The organization specializes in solar and energy-efficiency projects in working-class communities. Using the cap-and-trade money, Grid Alternatives plans to install arrays on more than 1,600 California homes by the end of 2016. It taps job-training programs to provide the installers and relies on donated equipment from such Bay Area solar companies as SunEdison, SunPower and Enphase.
Most homeowners are asked to make small contributions for the installation, such as agreeing to feed the crew installing the array, or agreeing to help with the installation themselves. Otherwise, it’s free.
The arrays will save most homeowners $400 to $1,000 per year on electricity, depending on where they live.
California’s cap-and-trade system places a slowly declining limit on the amount of greenhouse gas emissions that companies can produce each year and sells emission credits at quarterly auctions, with most of the proceeds flowing to the state. So far, California has raised $1.6 billion. Companies can also sell the credits, called allowances, to each other.
A 2012 state law requires that 10 percent of the money raised be spent on projects that cut greenhouse gases or improve the environment in disadvantaged communities, defined as cities or neighborhoods with low incomes, high unemployment and significant pollution.

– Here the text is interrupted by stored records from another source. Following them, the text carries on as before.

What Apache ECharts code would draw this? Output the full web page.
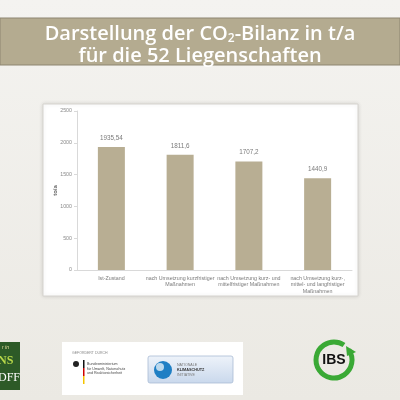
<!DOCTYPE html>
<html>
<head>
<meta charset="utf-8">
<script src="https://cdn.jsdelivr.net/npm/echarts@6/dist/echarts.min.js"></script>
<style>
  html, body { margin: 0; padding: 0; }
  #chart { width: 400px; height: 400px; }
</style>
</head>
<body>
<div id="chart"></div>
<script>
// values
const categories = [
  'Ist-Zustand',
  'nach Umsetzung kurzfristiger\nMaßnahmen',
  'nach Umsetzung kurz- und\nmittelfristiger Maßnahmen',
  'nach Umsetzung kurz-,\nmittel- und langfristiger\nMaßnahmen'
]
const co2Values = [1935.54, 1811.6, 1707.2, 1440.9]
const yTicks = [0, 500, 1000, 1500, 2000, 2500]

const barColor = '#b8ae93'
const bandColor = '#b4ab90'

const chart = echarts.init(document.getElementById('chart'))

chart.setOption({
  backgroundColor: new echarts.graphic.LinearGradient(0, 0, 0, 1, [
    { offset: 0, color: '#f4f3f0' },
    { offset: 1, color: '#ebe9e3' },
  ]),
  animation: false,
  title: {
    text: 'Darstellung der CO{sub|2}-Bilanz in t/a\nfür die 52 Liegenschaften',
    left: 'center',
    top: 18,
    textStyle: {
      color: '#ffffff',
      fontFamily: 'Open Sans',
      fontWeight: 600,
      fontSize: 20,
      lineHeight: 22,
      rich: {
        sub: { fontSize: 12, fontWeight: 600, color: '#ffffff', fontFamily: 'Open Sans', padding: [10, 0, 0, 0] },
      },
    },
  },
  graphic: [
    // title band
    { type: 'rect', z: -10, shape: { x: 0, y: 18, width: 400, height: 47 }, style: { fill: bandColor, stroke: '#8d8571', lineWidth: 1 } },
    // chart panel
    { type: 'rect', z: -10, shape: { x: 43, y: 104, width: 315, height: 192 }, style: { fill: '#ffffff', stroke: '#d6d4cf', lineWidth: 1, shadowBlur: 4, shadowColor: 'rgba(0,0,0,0.12)' } },
    // left logo (cut off)
    { type: 'rect', shape: { x: 0, y: 342, width: 20, height: 48 }, style: { fill: '#2d5a27' } },
    { type: 'text', style: { x: 2, y: 345, text: 'r in', fill: '#e8e0a0', fontSize: 5, fontStyle: 'italic' } },
    { type: 'text', style: { x: -2, y: 355, text: 'NS', fill: '#b8d84a', fontSize: 12, fontWeight: 'bold', fontFamily: 'Liberation Sans Narrow' } },
    { type: 'text', style: { x: -2, y: 372, text: 'DFF', fill: '#ffffff', fontSize: 12, fontFamily: 'Liberation Sans Narrow' } },
    // funding box
    { type: 'rect', shape: { x: 62, y: 342, width: 181, height: 53 }, style: { fill: '#ffffff' } },
    { type: 'text', style: { x: 72, y: 351, text: 'GEFÖRDERT DURCH', fill: '#888888', fontSize: 3.5 } },
    { type: 'circle', shape: { cx: 76, cy: 364, r: 3 }, style: { fill: '#222222' } },
    { type: 'rect', shape: { x: 83, y: 360, width: 1.5, height: 8 }, style: { fill: '#111111' } },
    { type: 'rect', shape: { x: 83, y: 368, width: 1.5, height: 8 }, style: { fill: '#d00000' } },
    { type: 'rect', shape: { x: 83, y: 376, width: 1.5, height: 8 }, style: { fill: '#f5c400' } },
    { type: 'text', style: { x: 87, y: 362, text: 'Bundesministerium\nfür Umwelt, Naturschutz\nund Reaktorsicherheit', fill: '#444444', fontSize: 3.6, lineHeight: 4.5 } },
    { type: 'rect', shape: { x: 148, y: 356, width: 85, height: 27, r: 2 }, style: { fill: new echarts.graphic.LinearGradient(0, 0, 0, 1, [{ offset: 0, color: '#eef3fa' }, { offset: 1, color: '#c9d8ec' }]), stroke: '#aabbd4', lineWidth: 0.8 } },
    { type: 'circle', shape: { cx: 163, cy: 370, r: 9 }, style: { fill: '#1f7fc4' } },
    { type: 'circle', shape: { cx: 160, cy: 367, r: 4 }, style: { fill: '#ffffff', opacity: 0.7 } },
    { type: 'text', style: { x: 177, y: 363, text: 'NATIONALE', fill: '#777777', fontSize: 3.6 } },
    { type: 'text', style: { x: 177, y: 368, text: 'KLIMASCHUTZ', fill: '#333333', fontSize: 3.8, fontWeight: 'bold' } },
    { type: 'text', style: { x: 177, y: 373, text: 'INITIATIVE', fill: '#777777', fontSize: 3.6 } },
    // IBS logo
    { type: 'arc', shape: { cx: 334, cy: 360, r: 18, startAngle: -0.6, endAngle: 5.3 }, style: { stroke: '#3aa935', lineWidth: 5, fill: null } },
    { type: 'polygon', shape: { points: [[346, 346], [356, 352], [347, 356]] }, style: { fill: '#3aa935' } },
    { type: 'text', style: { x: 334, y: 360, text: 'IBS', fill: '#111111', fontSize: 14, fontWeight: 'bold', fontFamily: 'Liberation Sans', align: 'center', verticalAlign: 'middle' } },
  ],
  grid: { left: 77, right: 48, top: 111, bottom: 130 },
  xAxis: {
    type: 'category',
    data: categories,
    axisLine: { lineStyle: { color: '#d9d9d9' } },
    axisTick: { show: false },
    axisLabel: {
      interval: 0,
      color: '#7a7a7a',
      fontSize: 5.3,
      lineHeight: 6.5,
      margin: 5,
      fontFamily: 'Liberation Sans',
    },
  },
  yAxis: {
    type: 'value',
    min: yTicks[0],
    max: yTicks[yTicks.length - 1],
    interval: 500,
    name: 'to/a',
    nameLocation: 'middle',
    nameRotate: 90,
    nameGap: 19,
    nameMoveOverlap: false,
    nameTextStyle: { color: '#666666', fontSize: 6, fontWeight: 'bold', fontFamily: 'Liberation Sans' },
    axisLine: { show: true, lineStyle: { color: '#d9d9d9' } },
    axisTick: { show: true, length: 3, lineStyle: { color: '#d9d9d9' } },
    splitLine: { show: false },
    axisLabel: { color: '#8a8a8a', fontSize: 5.3, margin: 5, fontFamily: 'Liberation Sans', formatter: (v) => String(v) },
  },
  series: [
    {
      type: 'bar',
      data: co2Values,
      barWidth: 27,
      itemStyle: { color: barColor },
      label: {
        show: true,
        position: 'top',
        distance: 6,
        color: '#7a7a7a',
        fontSize: 6.3,
        fontFamily: 'Liberation Sans',
        formatter: (p) => String(p.value).replace('.', ','),
      },
    },
  ],
})
</script>
</body>
</html>
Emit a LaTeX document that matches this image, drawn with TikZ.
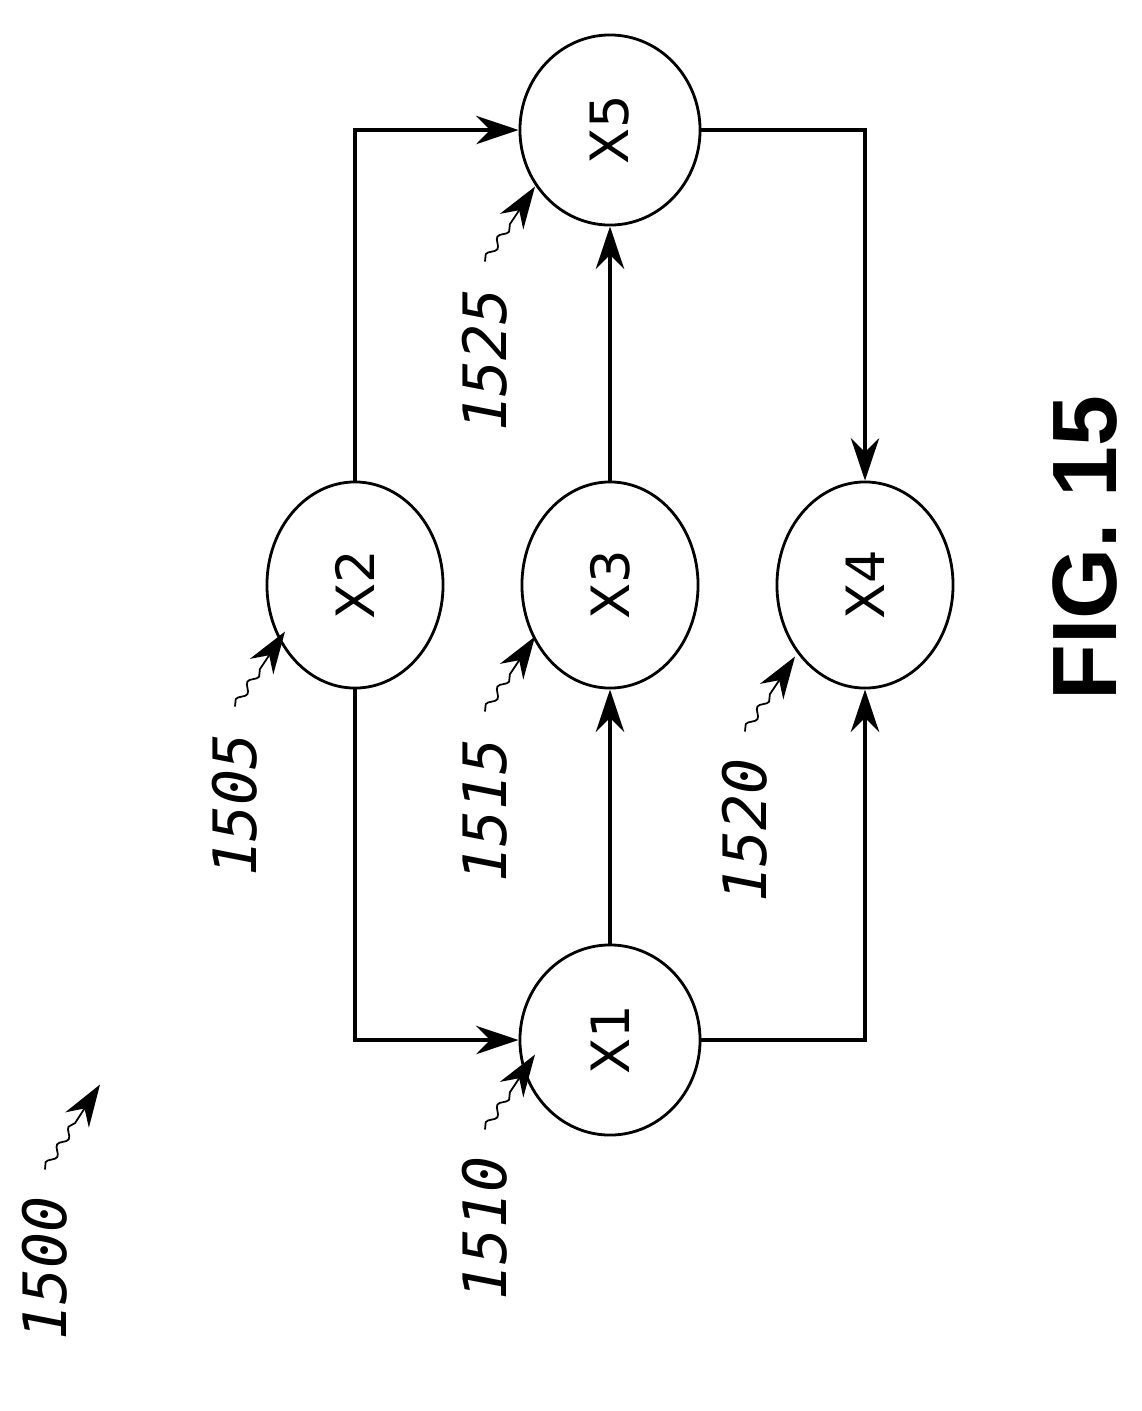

Hence the new solar program. To qualify, applicants must live in a neighborhood designated as disadvantaged by the state. They must own their homes and make no more than 80 percent of their community’s median household income.
“These investments will bring energy savings, they’ll bring quality jobs, and they’ll also bring environmental benefits where they’re needed the most,” said state Senate President Pro Tem Kevin de León, D-Los Angeles, who wrote the 2012 law.